+++ COLLECTED MATERIAL

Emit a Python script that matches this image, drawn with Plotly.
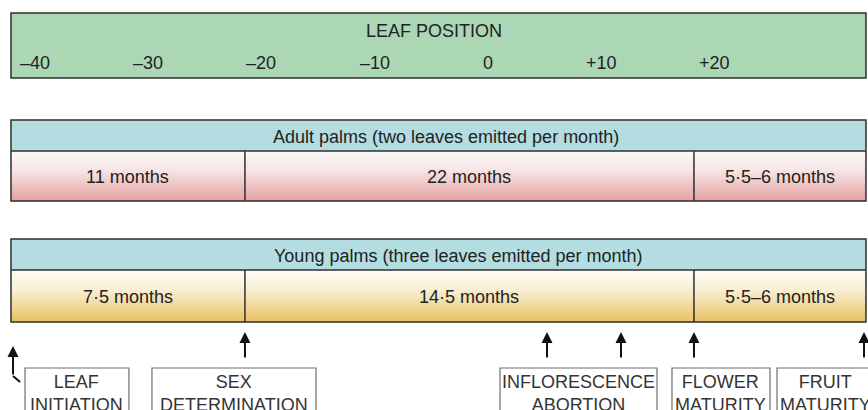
import plotly.graph_objects as go

# ---------------- data ----------------
leaf_ticks = [-40, -30, -20, -10, 0, 10, 20]
leaf_tick_labels = ["–40", "–30", "–20", "–10", "0", "+10", "+20"]
axis_title = "LEAF POSITION"

# leaf positions of the stage boundaries (initiation | sex determination | flower maturity | fruit maturity)
stage_bounds = [-42.1, -21.45, 18.18, 33.36]

adult_title = "Adult palms (two leaves emitted per month)"
adult_durations = ["11 months", "22 months", "5·5–6 months"]

young_title = "Young palms (three leaves emitted per month)"
young_durations = ["7·5 months", "14·5 months", "5·5–6 months"]

event_labels = ["LEAF<br>INITIATION", "SEX<br>DETERMINATION",
                "INFLORESCENCE<br>ABORTION", "FLOWER<br>MATURITY", "FRUIT<br>MATURITY"]
event_arrows = [[-41.92], [-21.45], [5.21, 11.74], [18.18], [33.19]]

# ---------------- layout constants ----------------
FONT = "Liberation Sans, Arial, sans-serif"
TXT = "#222222"
BORDER = "#2e2e2e"
X_RANGE = [-43.07, 33.54]
Y_RANGE = [410, 0]
GREEN = (13, 78)
ADULT = (120, 151, 201)
YOUNG = (239, 270, 322)
event_boxes = [(-40.86, -31.69), (-29.66, -15.18), (1.06, 14.92), (16.24, 24.89), (25.51, 33.98)]

fig = go.Figure()
shapes = []
ann = []


def grad_rect(x0, x1, y0, y1, scale):
    fig.add_trace(go.Scatter(
        x=[x0, x1, x1, x0, x0], y=[y0, y0, y1, y1, y0], mode="lines",
        line=dict(width=0), fill="toself",
        fillgradient=dict(type="vertical", colorscale=scale, start=y0, stop=y1),
        hoverinfo="skip", showlegend=False))


def rect(x0, x1, y0, y1, fill="rgba(0,0,0,0)", color=BORDER, width=1.5):
    shapes.append(dict(type="rect", xref="x", yref="y", x0=x0, x1=x1, y0=y0, y1=y1,
                       fillcolor=fill, line=dict(color=color, width=width), layer="above"))


def vline(x, y0, y1):
    shapes.append(dict(type="line", xref="x", yref="y", x0=x, x1=x, y0=y0, y1=y1,
                       line=dict(color=BORDER, width=1.5), layer="above"))


def text(x, y, s, color=TXT, size=18):
    ann.append(dict(x=x, y=y, xref="x", yref="y", text=s, showarrow=False,
                    font=dict(family=FONT, size=size, color=color),
                    xanchor="center", yanchor="middle"))


L, R = stage_bounds[0], stage_bounds[-1]

# leaf position bar
shapes.append(dict(type="rect", xref="x", yref="y", x0=L, x1=R, y0=GREEN[0], y1=GREEN[1],
                   fillcolor="#acd7b4", line=dict(color=BORDER, width=1.5), layer="below"))
text(-4.8, 31, axis_title)
for t, lab in zip(leaf_ticks, leaf_tick_labels):
    text(t, 63, lab)

# stage boxes
for (top, mid, bot), title, durs, scale in [
    (ADULT, adult_title, adult_durations,
     [[0, "#fbf8f8"], [0.4, "#f6e4e4"], [1, "#e6a0a0"]]),
    (YOUNG, young_title, young_durations,
     [[0, "#fefcf6"], [0.4, "#f8eed2"], [1, "#e8c060"]]),
]:
    shapes.append(dict(type="rect", xref="x", yref="y", x0=L, x1=R, y0=top, y1=mid,
                       fillcolor="#b3dde1", line=dict(width=0), layer="below"))
    grad_rect(L, R, mid, bot, scale)
    rect(L, R, top, bot)
    shapes.append(dict(type="line", xref="x", yref="y", x0=L, x1=R, y0=mid, y1=mid,
                       line=dict(color=BORDER, width=1.5), layer="above"))
    for b in stage_bounds[1:-1]:
        vline(b, mid, bot)
    text(-3.7 if top == ADULT[0] else -2.6, (top + mid) / 2 + 1, title)
    for i, d in enumerate(durs):
        text((stage_bounds[i] + stage_bounds[i + 1]) / 2, (mid + bot) / 2 + 0.5, d)

# arrows
for i, xs in enumerate(event_arrows):
    for xa in xs:
        if i == 0:
            tip, tail = 346, 376
            shapes.append(dict(type="line", xref="x", yref="y", x0=xa, x1=xa + 0.62,
                               y0=tail, y1=382, line=dict(color="#111", width=2)))
        else:
            tip, tail = 332, 359
        ann.append(dict(x=xa, y=tip, ax=xa, ay=tail, xref="x", yref="y", axref="x", ayref="y",
                        text="", showarrow=True, arrowhead=2, arrowsize=1.1, arrowwidth=2,
                        arrowcolor="#111", standoff=0, startstandoff=0))

# event boxes
for (x0, x1), lab in zip(event_boxes, event_labels):
    rect(x0, x1, 368, 440, fill="white", color="#6e6e6e", width=1.2)
    text((x0 + x1) / 2, 393.5, lab, color="#333333")

fig.update_layout(
    width=868, height=410, margin=dict(l=0, r=0, t=0, b=0),
    paper_bgcolor="white", plot_bgcolor="white",
    xaxis=dict(range=X_RANGE, visible=False, fixedrange=True),
    yaxis=dict(range=Y_RANGE, visible=False, fixedrange=True),
    shapes=shapes, annotations=ann, showlegend=False,
)
fig.write_html(
    "out.html",
    config={"displayModeBar": False, "staticPlot": True},
    post_script="document.body.style.margin='0';document.body.style.overflow='hidden';",
)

++++++

- _TASK PROMPT_:
Repeat, word for word and with no pictures, only the lines running from the beginning of the data to the line that contains "11.74], [18.18], [33.19]]".

- _REPLY_:
Emit a Python script that matches this image, drawn with Plotly.
import plotly.graph_objects as go

# ---------------- data ----------------
leaf_ticks = [-40, -30, -20, -10, 0, 10, 20]
leaf_tick_labels = ["–40", "–30", "–20", "–10", "0", "+10", "+20"]
axis_title = "LEAF POSITION"

# leaf positions of the stage boundaries (initiation | sex determination | flower maturity | fruit maturity)
stage_bounds = [-42.1, -21.45, 18.18, 33.36]

adult_title = "Adult palms (two leaves emitted per month)"
adult_durations = ["11 months", "22 months", "5·5–6 months"]

young_title = "Young palms (three leaves emitted per month)"
young_durations = ["7·5 months", "14·5 months", "5·5–6 months"]

event_labels = ["LEAF<br>INITIATION", "SEX<br>DETERMINATION",
                "INFLORESCENCE<br>ABORTION", "FLOWER<br>MATURITY", "FRUIT<br>MATURITY"]
event_arrows = [[-41.92], [-21.45], [5.21, 11.74], [18.18], [33.19]]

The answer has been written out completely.